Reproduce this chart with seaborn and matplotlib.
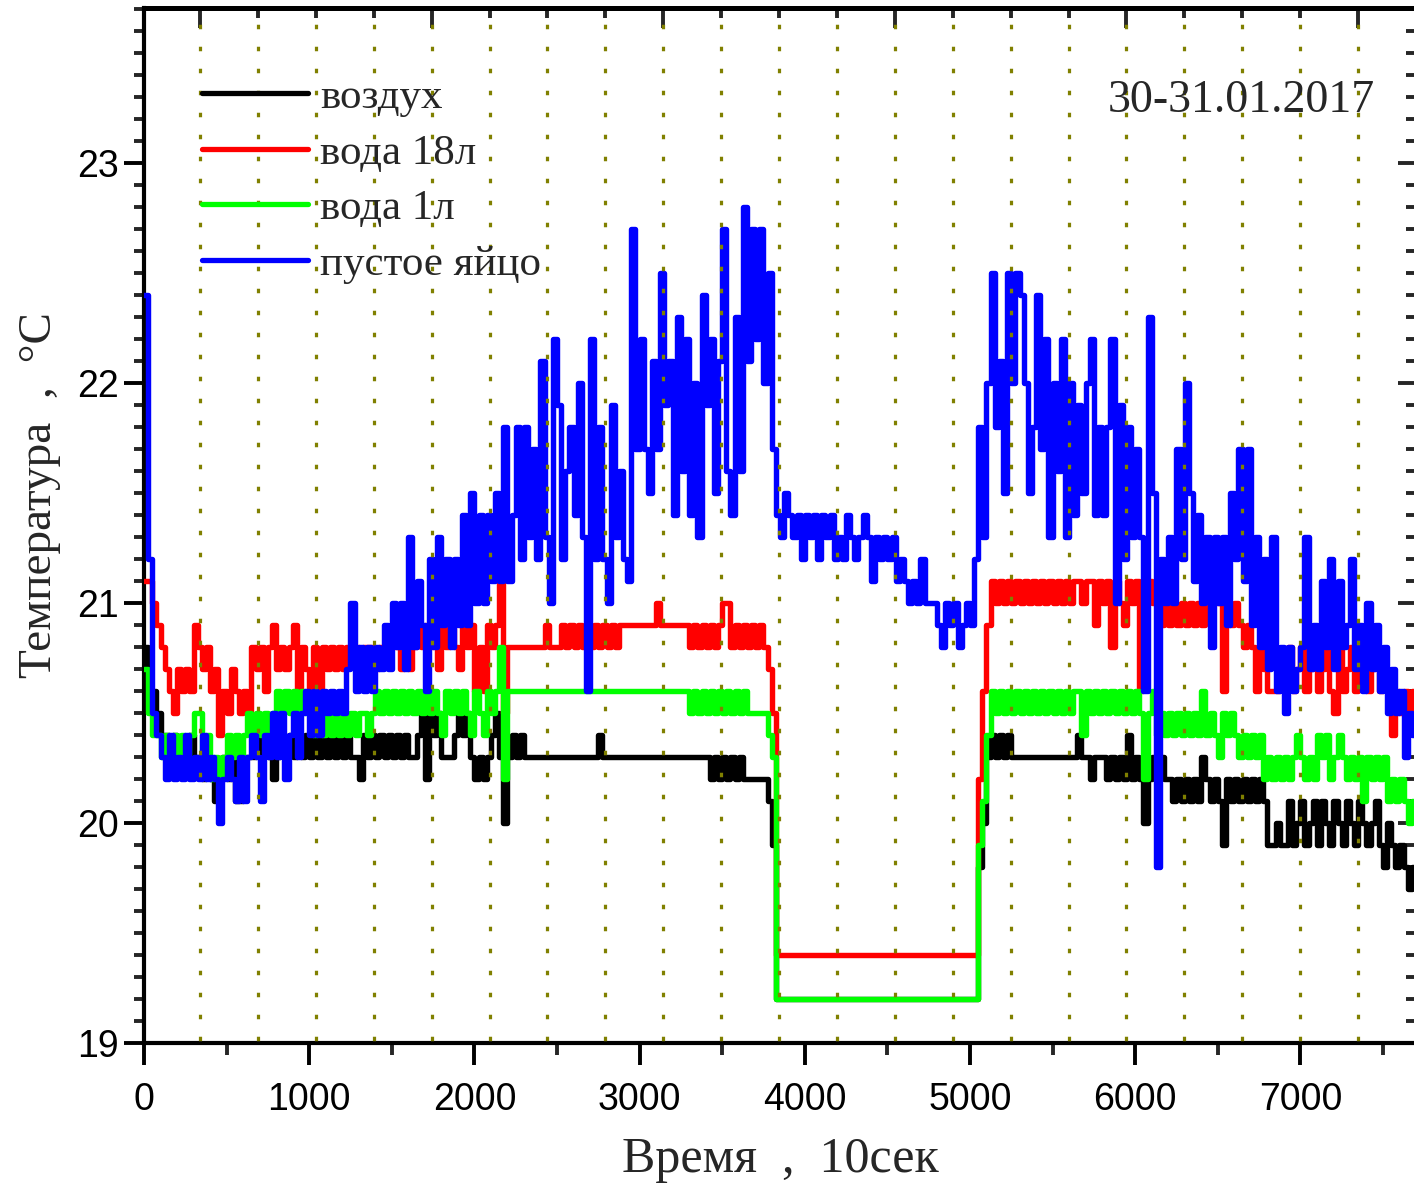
import numpy as np
import pandas as pd
import matplotlib
matplotlib.use("Agg")
import matplotlib.pyplot as plt
import seaborn as sns
from matplotlib.ticker import MultipleLocator, NullFormatter

# ---------------- data (temperatures in tenths of a degree, one sample every 25 units of 10 s) ----------------
STEP = 25

air_tenths = [
    208,206,206,205,204,204,203,204,203,203,203,204,203,203,202,203,202,201,202,203,
    202,203,201,201,203,203,203,204,203,204,203,202,203,204,203,204,203,204,203,204,
    203,204,203,204,203,204,203,204,203,204,203,203,202,204,203,204,203,204,203,204,
    203,204,203,204,203,203,204,205,202,205,204,205,203,203,203,204,205,204,205,203,
    202,203,202,203,204,205,203,200,203,204,203,204,203,203,203,203,203,203,203,203,
    203,203,203,203,203,203,203,203,203,203,204,203,203,203,203,203,203,203,203,203,
    203,203,203,203,203,203,203,203,203,203,203,203,203,203,203,203,203,202,203,202,
    203,202,203,202,203,202,202,202,202,202,202,201,199,192,192,192,192,192,192,192,
    192,192,192,192,192,192,192,192,192,192,192,192,192,192,192,192,192,192,192,192,
    192,192,192,192,192,192,192,192,192,192,192,192,192,192,192,192,192,192,192,192,
    192,192,198,200,203,204,203,204,203,204,203,203,203,203,203,203,203,203,203,203,
    203,203,203,203,203,203,204,203,203,202,203,203,203,202,203,202,203,202,204,202,
    203,202,200,202,203,202,203,202,202,201,202,201,202,201,202,201,203,202,201,202,
    201,199,202,201,202,201,202,201,202,201,202,201,199,199,200,199,199,201,199,200,
    201,199,200,201,199,201,200,199,201,200,199,201,200,199,201,200,199,200,201,199,
    198,200,199,198,199,198,197,198,197,
]

water18_tenths = [
    211,211,210,209,208,207,206,205,207,206,207,206,209,208,207,208,206,207,204,206,
    205,207,206,205,206,205,208,207,208,206,208,209,207,208,207,208,209,206,208,207,
    206,208,206,208,207,208,207,208,207,208,208,208,207,208,208,208,207,208,208,208,
    208,208,207,208,207,208,209,208,209,208,209,207,209,208,209,208,207,209,208,209,
    206,208,206,209,208,209,211,205,208,208,208,208,208,208,208,208,208,209,208,208,
    208,209,208,209,208,209,208,209,208,209,208,209,208,209,208,209,209,209,209,209,
    209,209,209,209,210,209,209,209,209,209,209,209,208,209,208,209,208,209,208,209,
    210,210,208,209,208,209,208,209,208,209,208,207,205,194,194,194,194,194,194,194,
    194,194,194,194,194,194,194,194,194,194,194,194,194,194,194,194,194,194,194,194,
    194,194,194,194,194,194,194,194,194,194,194,194,194,194,194,194,194,194,194,194,
    194,194,202,206,209,211,210,211,210,211,210,211,210,211,210,211,210,211,210,211,
    210,211,210,211,210,211,211,210,211,211,209,211,210,211,208,211,210,209,211,210,
    211,206,210,211,210,210,209,210,209,210,209,210,209,210,209,210,209,210,210,210,
    210,206,210,209,210,209,208,209,208,206,208,207,206,206,206,207,206,208,206,207,
    208,206,207,208,206,207,208,206,205,208,206,207,208,206,207,208,206,207,208,206,
    207,206,204,206,205,206,205,206,205,
]

water1_tenths = [
    207,205,204,204,203,204,203,204,203,204,203,204,205,205,203,204,202,203,202,203,
    204,203,204,203,204,205,204,205,204,205,204,205,206,205,206,205,206,205,206,205,
    205,204,205,204,205,204,205,204,205,204,205,204,205,205,204,205,206,205,206,205,
    206,205,206,205,206,205,206,205,206,205,206,205,204,206,205,206,205,206,205,204,
    206,205,204,206,205,206,208,202,206,206,206,206,206,206,206,206,206,206,206,206,
    206,206,206,206,206,206,206,206,206,206,206,206,206,206,206,206,206,206,206,206,
    206,206,206,206,206,206,206,206,206,206,206,206,205,206,205,206,205,206,205,206,
    205,206,205,206,205,206,205,205,205,205,205,204,203,192,192,192,192,192,192,192,
    192,192,192,192,192,192,192,192,192,192,192,192,192,192,192,192,192,192,192,192,
    192,192,192,192,192,192,192,192,192,192,192,192,192,192,192,192,192,192,192,192,
    192,192,199,201,204,206,205,206,205,206,205,206,205,206,205,206,205,206,205,206,
    205,206,205,206,205,206,206,204,206,205,206,205,206,205,206,205,206,205,206,205,
    206,205,202,205,206,204,205,204,205,204,205,204,205,204,205,204,206,204,205,204,
    203,205,204,205,204,203,204,203,204,203,204,202,203,202,203,202,203,202,203,204,
    203,202,203,202,204,203,204,202,203,204,203,202,203,202,203,201,203,202,203,202,
    203,201,202,201,202,201,200,201,201,
]

egg_tenths = [
    224,212,205,204,203,202,204,202,203,202,204,202,203,202,204,202,203,202,200,202,
    203,202,201,203,201,203,204,203,201,204,203,205,203,205,202,204,205,203,205,206,
    204,206,204,206,205,206,205,206,205,207,210,206,208,206,208,206,208,207,209,207,
    210,208,210,207,213,208,211,209,206,212,208,213,209,212,208,212,209,214,209,215,
    210,214,210,214,211,215,211,218,211,214,218,212,218,213,217,212,221,213,210,222,
    219,212,216,218,214,220,213,206,222,212,218,212,210,219,213,216,212,211,227,217,
    222,217,215,221,217,225,219,221,214,223,216,222,214,220,213,224,219,222,215,221,
    227,216,214,223,216,228,221,227,222,227,220,225,217,214,213,215,214,213,214,212,
    214,213,214,212,214,213,214,212,213,212,214,213,212,213,214,213,211,213,212,213,
    212,213,211,212,211,210,211,210,212,210,210,210,209,208,210,209,210,208,209,210,
    209,212,218,213,220,225,218,221,215,225,220,225,224,220,215,218,224,217,222,213,
    220,216,222,213,220,214,219,215,220,222,214,218,214,218,222,210,219,212,218,213,
    217,213,206,223,215,198,212,210,213,210,217,212,220,215,211,214,210,213,208,213,
    210,213,209,215,212,217,211,217,209,213,208,212,207,213,206,208,205,208,206,207,
    208,213,207,209,207,211,208,212,207,211,208,209,212,207,209,206,210,207,209,206,
    208,205,207,205,206,203,205,204,206,
]

series_labels = ["воздух", "вода 18л", "вода 1л", "пустое яйцо"]
series_colors = ["#000000", "#ff0000", "#00ff00", "#0000ff"]
series_values = [air_tenths, water18_tenths, water1_tenths, egg_tenths]

x_major_ticks = [0, 1000, 2000, 3000, 4000, 5000, 6000, 7000]
y_major_ticks = [19, 20, 21, 22, 23]
x_limits = (0, 7700)
y_limits = (19, 23.705)
hour_start, hour_len = 339.0, 350.5   # top (hour) axis grid
date_text = "30-31.01.2017"
x_title = "Время  ,  10сек"
y_title = "Температура  ,  °C"

# ---------------- figure ----------------
sns.set_theme(style="ticks")
plt.rcParams["font.family"] = ["Liberation Serif", "DejaVu Serif"]
plt.rcParams["lines.scale_dashes"] = False

W, H, DPI = 1414, 1191, 100
fig = plt.figure(figsize=(W / DPI, H / DPI), dpi=DPI)
ax = fig.add_axes([144 / W, (H - 1043) / H, (1416 - 144) / W, (1043 - 8) / H])

frames = []
for lab, vals in zip(series_labels, series_values):
    t = np.arange(len(vals)) * STEP
    frames.append(pd.DataFrame({"time": t, "temp": np.asarray(vals) / 10.0, "series": lab}))
df = pd.concat(frames, ignore_index=True)

for lab, col in zip(series_labels, series_colors):
    sub = df[df["series"] == lab]
    sns.lineplot(data=sub, x="time", y="temp", ax=ax, color=col, lw=3.9,
                 drawstyle="steps-post", estimator=None, errorbar=None, sort=False,
                 label=lab, legend=False, zorder=3)

ax.set_xlim(*x_limits)
ax.set_ylim(*y_limits)

# dotted hour grid (drawn above the data like the original)
hours = hour_start + hour_len * np.arange(21)
px2pt = 72.0 / DPI
period = 22 * px2pt
on = 4.5 * px2pt
ax.vlines(hours, y_limits[0], y_limits[1], colors="#808000", lw=2.3,
          linestyles=[(period - on / 2, (on, period - on))], zorder=5)

# ticks
ax.set_xticks(x_major_ticks)
ax.xaxis.set_minor_locator(MultipleLocator(500))
ax.set_yticks(y_major_ticks)
ax.yaxis.set_minor_locator(MultipleLocator(0.1))
ax.tick_params(axis="x", which="major", direction="out", length=15.8, width=2.8, pad=12,
               labelsize=27, labelfontfamily="Liberation Sans", colors="black")
ax.tick_params(axis="x", which="minor", direction="out", length=8.6, width=2.8)
ax.tick_params(axis="y", which="major", direction="out", length=14.4, width=2.8, pad=4,
               labelsize=27, labelfontfamily="Liberation Sans", colors="black")
ax.tick_params(axis="y", which="minor", direction="out", length=7.2, width=2.8)

for side in ["left", "bottom"]:
    ax.spines[side].set_linewidth(3.0)
    ax.spines[side].set_color("black")
ax.spines["top"].set_linewidth(3.6)
ax.spines["top"].set_color("black")
ax.spines["right"].set_visible(False)

top = ax.secondary_xaxis("top")
top.set_xticks(hours[::4])
top.set_xticks(hours, minor=True)
top.xaxis.set_major_formatter(NullFormatter())
top.tick_params(which="major", direction="in", length=14.4, width=2.8)
top.tick_params(which="minor", direction="in", length=7.2, width=2.8)
top.spines["top"].set_linewidth(3.6)

right = ax.secondary_yaxis("right")
right.set_yticks(y_major_ticks)
right.yaxis.set_minor_locator(MultipleLocator(0.1))
right.yaxis.set_major_formatter(NullFormatter())
right.tick_params(which="major", direction="in", length=13, width=2.8)
right.tick_params(which="minor", direction="in", length=7.2, width=2.8)
right.spines["right"].set_visible(False)

# labels
ax.set_xlabel(x_title, fontsize=36, family="Liberation Serif", va="center")
ax.xaxis.set_label_coords(0.5, -(1160 - 1043) / 1035)
ax.set_ylabel(y_title, fontsize=34, family="Liberation Serif", va="center")
ax.yaxis.set_label_coords((40 - 144) / 1272, 1 - (495 - 8) / 1035)

ax.text((1375 - 144) / 1272, 1 - (101 - 8) / 1035, date_text, transform=ax.transAxes,
        ha="right", va="center", fontsize=33, family="Liberation Serif", zorder=6)

leg = ax.legend(loc="upper left", bbox_to_anchor=((202 - 144) / 1272, 1 - (78 - 8) / 1035),
                frameon=False, prop={"family": "Liberation Serif", "size": 31},
                handlelength=2.46, handletextpad=0.28, labelspacing=0.38,
                borderpad=0, borderaxespad=0)
for h in leg.get_lines():
    h.set_linewidth(3.8)
leg.set_zorder(6)

fig.savefig("out.png", dpi=DPI)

★ ★ ★

_Exercise_. Extract the lines exactly, please: the first line of the listing, the line with "from matplotlib.ticker import", and every line between them, but no pictures.

_Exercise result_.
Reproduce this chart with seaborn and matplotlib.
import numpy as np
import pandas as pd
import matplotlib
matplotlib.use("Agg")
import matplotlib.pyplot as plt
import seaborn as sns
from matplotlib.ticker import MultipleLocator, NullFormatter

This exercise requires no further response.